Widows take on a certain importance in a country where one of the most powerful prime ministers was one. In certain other parts, they are either forced to burn themselves on their husband's pyre or abandoned on the streets.Vrindavan, the so-called `holy city', has become associated with widows. Hundreds of widows have been abandoned here by their families as messengers of ill omen, and they live in agony. And what better person to understand the agony of these widows than a widow herself!
Ms Lily Raina, half Maharashtrian-half French, who lost her husband some time ago and is an artist by profession, happened to read newspaper reports about the Vrindavan widows. Out of curiosity, she decided to visit them to get a first-hand experience of their lives. The visit, according to her, was an eye opener in many ways. The difference between her own privileged position in society and `them' was instantly visible.
The living conditions in the widow ashrams, she says, are to be seen to be believed. The rooms are dingy and the inhabitants sleep on the floor. There are no beds, no medical facilities and, worst of all, no avenue of any kind of employment. The widows who live here have no way of earning a respectable living. Their days are spent chanting prayers, with two meals breaking the monotony.
The meals-boiled rice and daal-is brought to the ashrams in gunny bags every day. Social organisations do provide funds for the ashrams, but these are just enough to ensure the bare minimum for the widows.
The artist in Ms Raina instantly recognised this as a potential subject and she set about working on it with a vengeance. Her empathy with these widows and an instant understanding of the bleakness of their position came out in the form of etchings on paper. Nine months of labour on this subject gave birth to 43 different works of art, all of which were on display at the Kumar Gallery in New Delhi recently.
The choice of technique for the subject-metal point on paper-is brilliant to say the least. A variation of etching, this technique essentially involves working on black surface and using a spatula kind of stylus to scrape out the figures. While etching, which is done with a nib, does not allow for grey tones, the technique used by Ms Raina gives the artist the freedom to use varying shades, from black to white.
The essential limitation of the technique in terms of colour becomes an advantage in terms of the subject. It brings out the bleakness of these widows' lives more poignantly than any use of colour could.
Interestingly, the only time the artist has used colour is to paint Lord Krishna, whose image is actually the only source of colour in these widows' lives.

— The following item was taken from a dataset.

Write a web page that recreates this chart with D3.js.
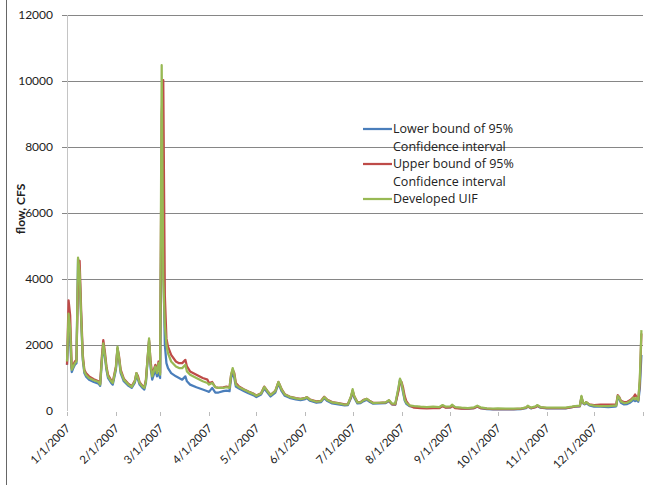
<!DOCTYPE html>
<html>
<head>
<meta charset="utf-8">
<script src="https://cdn.jsdelivr.net/npm/d3@7"></script>
<style>
  body { margin: 0; background: #fff; }
  svg { display: block; font-family: Lato, "Liberation Sans", sans-serif; }
</style>
</head>
<body>
<div id="chart"></div>
<script>
// Daily flow 2007 - values at the turning points

const dates = [
  // Jan
  "2007-01-01","2007-01-02","2007-01-03","2007-01-04","2007-01-05","2007-01-06","2007-01-07","2007-01-08",
  "2007-01-09","2007-01-10","2007-01-11","2007-01-12","2007-01-13","2007-01-15","2007-01-18","2007-01-21",
  "2007-01-22","2007-01-23","2007-01-24","2007-01-25","2007-01-26","2007-01-27","2007-01-29","2007-01-30",
  // Feb
  "2007-02-01","2007-02-02","2007-02-03","2007-02-04","2007-02-06","2007-02-09","2007-02-11","2007-02-13",
  "2007-02-14","2007-02-15","2007-02-16","2007-02-18","2007-02-19","2007-02-20","2007-02-22","2007-02-23",
  "2007-02-24","2007-02-26","2007-02-27","2007-02-28",
  // Mar
  "2007-03-01","2007-03-02","2007-03-03","2007-03-04","2007-03-05","2007-03-06","2007-03-08","2007-03-11",
  "2007-03-13","2007-03-15","2007-03-17","2007-03-18","2007-03-20","2007-03-24","2007-03-28","2007-03-31",
  // Apr
  "2007-04-01","2007-04-03","2007-04-05","2007-04-07","2007-04-10","2007-04-12","2007-04-14","2007-04-15",
  "2007-04-16","2007-04-17","2007-04-18","2007-04-20","2007-04-23","2007-04-26","2007-04-29",
  // May
  "2007-05-01","2007-05-04","2007-05-06","2007-05-08","2007-05-10","2007-05-13","2007-05-15","2007-05-17",
  "2007-05-19","2007-05-22","2007-05-26","2007-05-29",
  // Jun
  "2007-06-01","2007-06-02","2007-06-04","2007-06-08","2007-06-11","2007-06-13","2007-06-15","2007-06-18",
  "2007-06-22","2007-06-26","2007-06-28","2007-06-30",
  // Jul
  "2007-07-01","2007-07-02","2007-07-04","2007-07-06","2007-07-08","2007-07-10","2007-07-12","2007-07-14",
  "2007-07-18","2007-07-22","2007-07-24","2007-07-26","2007-07-28","2007-07-30","2007-07-31",
  // Aug
  "2007-08-01","2007-08-02","2007-08-03","2007-08-04","2007-08-06","2007-08-09","2007-08-13","2007-08-17",
  "2007-08-21","2007-08-25","2007-08-27","2007-08-29",
  // Sep
  "2007-09-01","2007-09-02","2007-09-04","2007-09-08","2007-09-12","2007-09-16","2007-09-18","2007-09-20",
  "2007-09-24","2007-09-28",
  // Oct
  "2007-10-01","2007-10-06","2007-10-11","2007-10-16","2007-10-19","2007-10-20","2007-10-22","2007-10-25",
  "2007-10-26","2007-10-28",
  // Nov
  "2007-11-01","2007-11-07","2007-11-13","2007-11-17","2007-11-19","2007-11-22","2007-11-23","2007-11-24",
  "2007-11-25","2007-11-26","2007-11-28",
  // Dec
  "2007-12-01","2007-12-05","2007-12-10","2007-12-14","2007-12-15","2007-12-16","2007-12-17","2007-12-18",
  "2007-12-20","2007-12-22","2007-12-24","2007-12-26","2007-12-27","2007-12-28","2007-12-29","2007-12-30",
  "2007-12-31"
];

const lowerBound = [
  1400,2550,2100,1180,1300,1400,1450,4600, 4150,2750,1550,1150,1050,950,880,830,
  760,1450,2000,1650,1250,1000,850,800,
  1250,1900,1550,1150,900,760,700,860, 1100,950,800,690,650,850,2100,1300,
  950,1250,1050,1150,
  1000,7000,4500,2000,1450,1300,1150,1050, 1000,950,1050,900,800,720,650,600,
  580,700,560,560,600,620,600,1000, 1150,1000,740,680,610,540,480,
  420,500,680,560,440,560,830,600, 460,400,350,330,
  360,390,310,250,270,390,300,230, 200,170,180,400,
  600,400,230,240,300,340,270,220, 230,240,300,200,190,650,950,
  800,550,320,220,150,130,110,100, 110,100,160,110,
  110,170,100,80,70,90,140,90, 60,50,
  60,50,50,60,90,140,80,120, 160,100,
  80,80,80,120,130,140,420,230, 200,240,170,
  130,130,120,130,140,420,360,250, 200,210,260,340,300,330,280,700,
  1700
];

const upperBound = [
  1400,3350,2900,1300,1400,1500,1550,4000, 4550,3000,1700,1250,1150,1050,960,900,
  820,1600,2150,1800,1350,1100,930,880,
  1350,1900,1650,1250,980,820,750,920, 1150,1050,870,750,720,950,2150,1500,
  1100,1400,1200,1500,
  1150,9000,10030,3500,2200,1950,1700,1500, 1450,1450,1550,1350,1200,1100,1000,950,
  850,880,720,700,720,740,720,1100, 1250,1150,850,740,660,590,530,
  470,540,740,610,490,610,880,660, 510,440,390,370,
  400,420,350,290,310,430,340,270, 240,200,210,430,
  620,450,270,270,340,370,300,250, 250,260,320,200,200,600,900,
  880,700,450,300,170,100,90,80, 90,90,150,100,
  110,160,90,70,70,90,140,90, 70,60,
  60,60,60,70,100,140,90,120, 160,110,
  90,90,90,120,140,150,420,250, 220,270,200,
  180,190,190,190,190,480,420,310, 270,280,330,420,500,420,330,900,
  2350
];

const developedUIF = [
  1500,2950,2500,1250,1350,1450,1500,4650, 4200,2800,1600,1200,1100,1000,930,880,
  800,1500,2050,1700,1300,1050,900,850,
  1300,1950,1600,1200,950,800,730,900, 1150,1000,850,730,700,900,2200,1400,
  1050,1350,1150,1450,
  1100,10480,4000,2600,2000,1750,1500,1350, 1300,1300,1400,1200,1100,1000,900,850,
  800,850,720,700,700,720,700,1100, 1300,1100,800,720,650,580,520,
  460,530,730,600,480,600,880,650, 500,430,380,360,
  390,420,340,280,300,420,330,260, 230,190,200,450,
  660,450,260,260,330,370,300,240, 250,260,330,220,220,700,980,
  850,600,350,250,170,150,130,120, 130,120,180,130,
  140,190,120,100,90,110,160,110, 80,70,
  80,70,70,80,110,160,100,140, 180,120,
  100,100,100,130,150,160,455,250, 220,270,190,
  160,150,150,160,160,455,400,290, 240,250,300,400,350,400,320,1000,
  2450
];

const yTicks = [0, 2000, 4000, 6000, 8000, 10000, 12000];
const monthLabels = ["1/1/2007","2/1/2007","3/1/2007","4/1/2007","5/1/2007","6/1/2007",
  "7/1/2007","8/1/2007","9/1/2007","10/1/2007","11/1/2007","12/1/2007"];
const seriesNames = [["Lower bound of 95%", "Confidence interval"],
  ["Upper bound of 95%", "Confidence interval"], ["Developed UIF"]];
const seriesColors = ["#4a7ebb", "#be4b48", "#98b954"];

const width = 658, height = 485,
  margin = ({ top: 15, right: 15, bottom: 74, left: 67 });

const parse = d3.timeParse("%Y-%m-%d");
const days = dates.map(parse);

const svg = d3.select("#chart")
  .append("svg")
  .attr("width", width)
  .attr("height", height)
  .attr("viewBox", [0, 0, width, height]);

// chart frame edge on the left
svg.append("line")
  .attr("x1", 6.5).attr("x2", 6.5)
  .attr("y1", 0).attr("y2", height)
  .attr("stroke", "#666");

const x = d3.scaleTime()
  .domain([new Date(2007, 0, 1), new Date(2008, 0, 1)])
  .range([margin.left, width - margin.right]);

const y = d3.scaleLinear()
  .domain([0, 12000])
  .range([height - margin.bottom, margin.top]);

// horizontal gridlines (none at zero)
svg.append("g")
  .selectAll("line")
  .data(yTicks.filter(d => d > 0))
  .join("line")
  .attr("x1", margin.left - 5)
  .attr("x2", width - margin.right)
  .attr("y1", d => Math.round(y(d)) + 0.5)
  .attr("y2", d => Math.round(y(d)) + 0.5)
  .attr("stroke", "#868686");

// y axis line
svg.append("line")
  .attr("x1", margin.left + 0.5).attr("x2", margin.left + 0.5)
  .attr("y1", y(12000)).attr("y2", y(0))
  .attr("stroke", "#c4c4c4");

// y tick labels
svg.append("g")
  .selectAll("text")
  .data(yTicks)
  .join("text")
  .attr("x", 53)
  .attr("y", d => y(d))
  .attr("dy", "0.35em")
  .attr("text-anchor", "end")
  .attr("font-size", 12)
  .attr("fill", "#222")
  .text(d => d);

// x tick marks, one per month plus the year end
const monthTicks = d3.timeMonth.range(new Date(2007, 0, 1), new Date(2008, 0, 2));
svg.append("g")
  .selectAll("line")
  .data(monthTicks)
  .join("line")
  .attr("x1", d => Math.round(x(d)) + 0.5)
  .attr("x2", d => Math.round(x(d)) + 0.5)
  .attr("y1", y(0) + 1)
  .attr("y2", y(0) + 5)
  .attr("stroke", "#bbb");

svg.append("g")
  .selectAll("text")
  .data(monthTicks.slice(0, monthLabels.length))
  .join("text")
  .attr("transform", d => `translate(${x(d) + 4},${y(0) + 18}) rotate(-45)`)
  .attr("text-anchor", "end")
  .attr("font-size", 11.5)
  .attr("fill", "#222")
  .text((d, i) => monthLabels[i]);

// y axis title
svg.append("text")
  .attr("transform", `translate(21,${y(6000) - 4}) rotate(-90)`)
  .attr("text-anchor", "middle")
  .attr("dy", "0.35em")
  .attr("font-size", 12)
  .attr("font-weight", "bold")
  .attr("fill", "#222")
  .text("flow, CFS");

// series lines: blue, red, then green on top
const line = d3.line()
  .x((d, i) => x(days[i]))
  .y(d => y(d));

[lowerBound, upperBound, developedUIF].forEach((values, i) => {
  svg.append("path")
    .attr("d", line(values))
    .attr("fill", "none")
    .attr("stroke", seriesColors[i])
    .attr("stroke-width", 2.25)
    .attr("stroke-linejoin", "round");
});

// legend
const legendRows = [129, 164, 199];
const legend = svg.append("g");
seriesNames.forEach((lines, i) => {
  legend.append("line")
    .attr("x1", 363).attr("x2", 392)
    .attr("y1", legendRows[i]).attr("y2", legendRows[i])
    .attr("stroke", seriesColors[i])
    .attr("stroke-width", 2.25);
  lines.forEach((t, j) => {
    legend.append("text")
      .attr("x", 393)
      .attr("y", legendRows[i] + j * 17.5)
      .attr("dy", "0.35em")
      .attr("font-family", "'Open Sans', sans-serif")
      .attr("font-size", 12.5)
      .attr("fill", "#222")
      .text(t);
  });
});
</script>
</body>
</html>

Even embellishments of gold and crystal have been used to depict the god, which contrasts with the widows draped in simple white pieces of cloth, and speaks volumes about the aridity of their situation.
None of the drawings, except those in which Lord Krishna has been depicted, has any kind of background. It is just the stark figures of the widows captured in various moods-walking, standing, praying or just sitting. There are no individual identities, and yet it is to the artist's credit that she has been able to portray them in such a manner that, as a group, they attain an identity which surpasses anything that words can depict.
The stark figures, covered from head to foot in white, walking briskly with a stick in hand and a cloth bag on the shoulder, become easily recognisable as individuals of a particular group, of a particular kind.
One thing that would strike anybody looking at these drawings is that despite the bleakness of the subject, the portrayal by the artist of these social outcasts is anything but weak.
The strength of the strokes, the gauntness of the figures enthuses a kind of energy which shows that desolate though they may be, these widows are not without determination or strength; these qualities only need to be tapped.
Which is why Ms Raina has gone beyond using the Vrindavan widows as a subject of artistic exploration and has set up a Vidhwa Care Charitable Foundation to do something more constructive for them.
Set up in June this year, the foundation aims to provide permanent housing and medical facilities for the widows of Vrindavan. It will look into their psychiatric problems, explore avenues for remarriage wherever possible and support them in starting cottage industries.
Having recently got clearance for exempting donations from income-tax, Ms Raina proposes to get the foundation registered in London soon so that NRIs can also come forward and donate liberally for the cause and avail of tax exemptions as well. Half of the sale proceeds from the artist's recent exhibition on this subject will also go to the foundation. Ms Raina lives in New Delhi with her 10-year-old daughter, who studies at the British School there.
With the noble efforts of an artist then, Vrindavan will hopefully be once again remembered for its tales of willowy gopis and Krishna and not abandoned widows.